(Short problem): From the line with "Reproduce this chart with Apache ECharts." to the line with "const yTicks = [0, 0.05, 0.10, 0.15, 0.20, 0.25, 0.30];", both included, repeat each line exactly and leave out the pictures.

(Input records):
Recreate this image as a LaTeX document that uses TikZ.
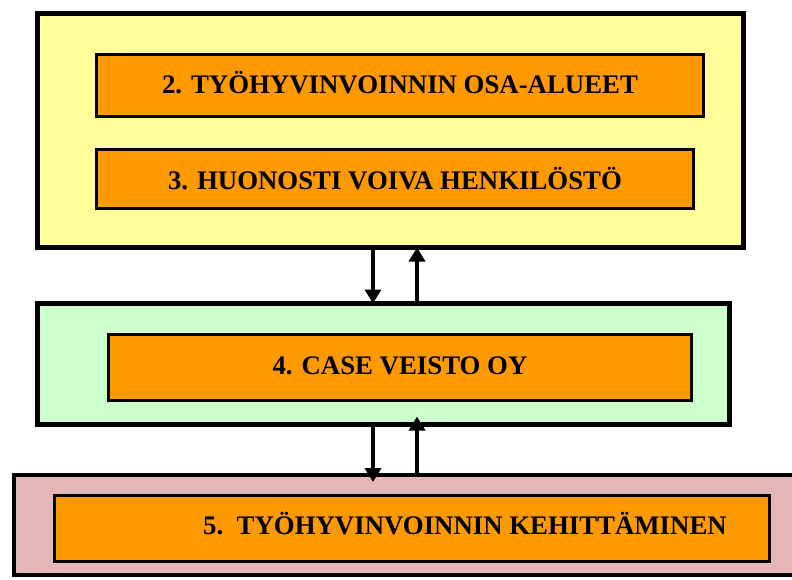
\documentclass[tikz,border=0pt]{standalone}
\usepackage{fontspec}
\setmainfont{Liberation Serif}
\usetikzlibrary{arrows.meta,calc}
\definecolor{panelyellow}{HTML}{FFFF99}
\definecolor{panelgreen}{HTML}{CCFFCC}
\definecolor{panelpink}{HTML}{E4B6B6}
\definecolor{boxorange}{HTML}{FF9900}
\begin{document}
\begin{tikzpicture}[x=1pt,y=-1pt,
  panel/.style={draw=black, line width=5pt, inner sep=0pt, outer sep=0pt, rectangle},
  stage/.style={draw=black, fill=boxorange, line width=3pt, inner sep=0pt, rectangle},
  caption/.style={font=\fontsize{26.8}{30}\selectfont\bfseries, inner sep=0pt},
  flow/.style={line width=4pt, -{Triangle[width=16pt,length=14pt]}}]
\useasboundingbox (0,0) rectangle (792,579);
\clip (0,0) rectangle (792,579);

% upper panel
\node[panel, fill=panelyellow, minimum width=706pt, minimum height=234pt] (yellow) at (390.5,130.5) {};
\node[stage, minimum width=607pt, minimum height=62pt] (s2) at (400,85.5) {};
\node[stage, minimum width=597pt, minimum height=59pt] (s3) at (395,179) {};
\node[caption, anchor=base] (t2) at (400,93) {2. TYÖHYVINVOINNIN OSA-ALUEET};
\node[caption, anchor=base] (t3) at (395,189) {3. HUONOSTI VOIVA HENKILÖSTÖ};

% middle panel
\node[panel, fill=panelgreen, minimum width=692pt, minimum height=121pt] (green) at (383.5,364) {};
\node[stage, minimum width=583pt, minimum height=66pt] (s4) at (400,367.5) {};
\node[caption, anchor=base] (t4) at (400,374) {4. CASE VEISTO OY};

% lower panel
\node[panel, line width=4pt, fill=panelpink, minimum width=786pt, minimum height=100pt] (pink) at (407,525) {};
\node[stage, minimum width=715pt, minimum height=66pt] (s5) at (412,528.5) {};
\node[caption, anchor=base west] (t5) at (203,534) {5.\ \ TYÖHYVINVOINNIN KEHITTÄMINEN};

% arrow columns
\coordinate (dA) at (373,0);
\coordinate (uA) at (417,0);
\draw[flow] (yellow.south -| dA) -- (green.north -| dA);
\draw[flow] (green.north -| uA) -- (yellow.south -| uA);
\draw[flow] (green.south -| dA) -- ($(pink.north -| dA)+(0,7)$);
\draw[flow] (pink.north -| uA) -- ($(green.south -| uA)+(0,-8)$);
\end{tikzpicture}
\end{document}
--
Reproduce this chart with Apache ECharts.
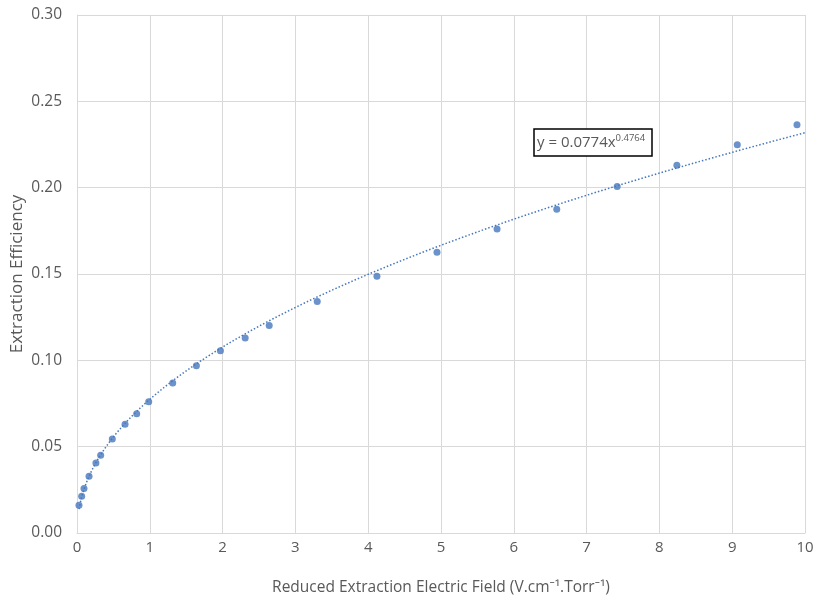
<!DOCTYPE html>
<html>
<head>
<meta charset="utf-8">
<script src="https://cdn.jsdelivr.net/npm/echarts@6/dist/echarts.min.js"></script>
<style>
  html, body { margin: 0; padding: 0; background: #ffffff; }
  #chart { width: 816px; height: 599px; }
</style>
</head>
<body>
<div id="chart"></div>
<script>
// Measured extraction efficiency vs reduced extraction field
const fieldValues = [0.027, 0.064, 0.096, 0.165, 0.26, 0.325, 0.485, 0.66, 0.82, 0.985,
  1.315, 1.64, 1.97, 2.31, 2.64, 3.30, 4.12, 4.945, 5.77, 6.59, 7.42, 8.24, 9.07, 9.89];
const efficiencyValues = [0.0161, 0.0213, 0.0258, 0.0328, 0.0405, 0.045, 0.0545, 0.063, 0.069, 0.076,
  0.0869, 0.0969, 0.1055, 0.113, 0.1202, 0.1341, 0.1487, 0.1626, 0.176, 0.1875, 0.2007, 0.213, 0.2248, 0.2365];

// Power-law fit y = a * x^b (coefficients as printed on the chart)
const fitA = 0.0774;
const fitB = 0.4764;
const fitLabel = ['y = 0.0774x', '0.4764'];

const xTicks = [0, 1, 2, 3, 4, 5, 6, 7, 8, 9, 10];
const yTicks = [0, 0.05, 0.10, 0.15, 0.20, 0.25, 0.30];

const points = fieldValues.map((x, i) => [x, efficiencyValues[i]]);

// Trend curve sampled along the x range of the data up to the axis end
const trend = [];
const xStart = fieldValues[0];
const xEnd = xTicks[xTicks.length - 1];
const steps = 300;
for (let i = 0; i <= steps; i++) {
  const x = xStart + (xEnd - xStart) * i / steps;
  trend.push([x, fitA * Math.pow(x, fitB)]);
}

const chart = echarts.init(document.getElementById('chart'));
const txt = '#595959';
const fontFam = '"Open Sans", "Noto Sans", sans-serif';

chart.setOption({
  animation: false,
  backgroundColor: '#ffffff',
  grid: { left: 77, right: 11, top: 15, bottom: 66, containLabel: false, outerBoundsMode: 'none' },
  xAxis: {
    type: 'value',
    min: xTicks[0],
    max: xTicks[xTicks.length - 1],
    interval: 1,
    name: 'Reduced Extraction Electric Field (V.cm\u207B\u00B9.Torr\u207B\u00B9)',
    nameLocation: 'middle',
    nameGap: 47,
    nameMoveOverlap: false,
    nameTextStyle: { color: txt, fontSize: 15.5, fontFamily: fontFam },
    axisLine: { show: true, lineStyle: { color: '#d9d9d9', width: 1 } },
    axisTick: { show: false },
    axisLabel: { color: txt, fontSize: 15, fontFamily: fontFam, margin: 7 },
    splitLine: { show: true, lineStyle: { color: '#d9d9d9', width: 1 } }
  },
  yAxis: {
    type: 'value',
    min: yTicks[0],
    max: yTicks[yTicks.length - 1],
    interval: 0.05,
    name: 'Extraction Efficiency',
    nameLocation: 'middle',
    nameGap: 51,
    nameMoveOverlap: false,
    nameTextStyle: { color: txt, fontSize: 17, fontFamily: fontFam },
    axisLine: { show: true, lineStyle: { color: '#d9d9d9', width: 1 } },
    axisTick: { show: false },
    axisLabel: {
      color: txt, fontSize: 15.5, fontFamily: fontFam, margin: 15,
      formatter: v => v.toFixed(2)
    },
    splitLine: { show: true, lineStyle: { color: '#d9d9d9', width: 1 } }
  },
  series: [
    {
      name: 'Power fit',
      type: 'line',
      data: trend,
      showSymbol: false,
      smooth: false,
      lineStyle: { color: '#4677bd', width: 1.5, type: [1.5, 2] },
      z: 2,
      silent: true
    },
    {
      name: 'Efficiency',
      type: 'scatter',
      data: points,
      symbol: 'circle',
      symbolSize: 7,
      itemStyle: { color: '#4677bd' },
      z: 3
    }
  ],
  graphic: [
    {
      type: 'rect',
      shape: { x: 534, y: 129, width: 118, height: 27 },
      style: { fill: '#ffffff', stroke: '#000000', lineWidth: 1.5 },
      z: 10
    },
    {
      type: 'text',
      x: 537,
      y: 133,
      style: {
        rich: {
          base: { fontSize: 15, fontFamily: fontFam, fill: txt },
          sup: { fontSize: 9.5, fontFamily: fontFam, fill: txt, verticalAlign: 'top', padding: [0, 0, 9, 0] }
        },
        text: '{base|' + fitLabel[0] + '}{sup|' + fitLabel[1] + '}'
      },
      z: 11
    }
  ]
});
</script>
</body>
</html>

(Task response):
Reproduce this chart with Apache ECharts.
<!DOCTYPE html>
<html>
<head>
<meta charset="utf-8">
<script src="https://cdn.jsdelivr.net/npm/echarts@6/dist/echarts.min.js"></script>
<style>
  html, body { margin: 0; padding: 0; background: #ffffff; }
  #chart { width: 816px; height: 599px; }
</style>
</head>
<body>
<div id="chart"></div>
<script>
// Measured extraction efficiency vs reduced extraction field
const fieldValues = [0.027, 0.064, 0.096, 0.165, 0.26, 0.325, 0.485, 0.66, 0.82, 0.985,
  1.315, 1.64, 1.97, 2.31, 2.64, 3.30, 4.12, 4.945, 5.77, 6.59, 7.42, 8.24, 9.07, 9.89];
const efficiencyValues = [0.0161, 0.0213, 0.0258, 0.0328, 0.0405, 0.045, 0.0545, 0.063, 0.069, 0.076,
  0.0869, 0.0969, 0.1055, 0.113, 0.1202, 0.1341, 0.1487, 0.1626, 0.176, 0.1875, 0.2007, 0.213, 0.2248, 0.2365];

// Power-law fit y = a * x^b (coefficients as printed on the chart)
const fitA = 0.0774;
const fitB = 0.4764;
const fitLabel = ['y = 0.0774x', '0.4764'];

const xTicks = [0, 1, 2, 3, 4, 5, 6, 7, 8, 9, 10];
const yTicks = [0, 0.05, 0.10, 0.15, 0.20, 0.25, 0.30];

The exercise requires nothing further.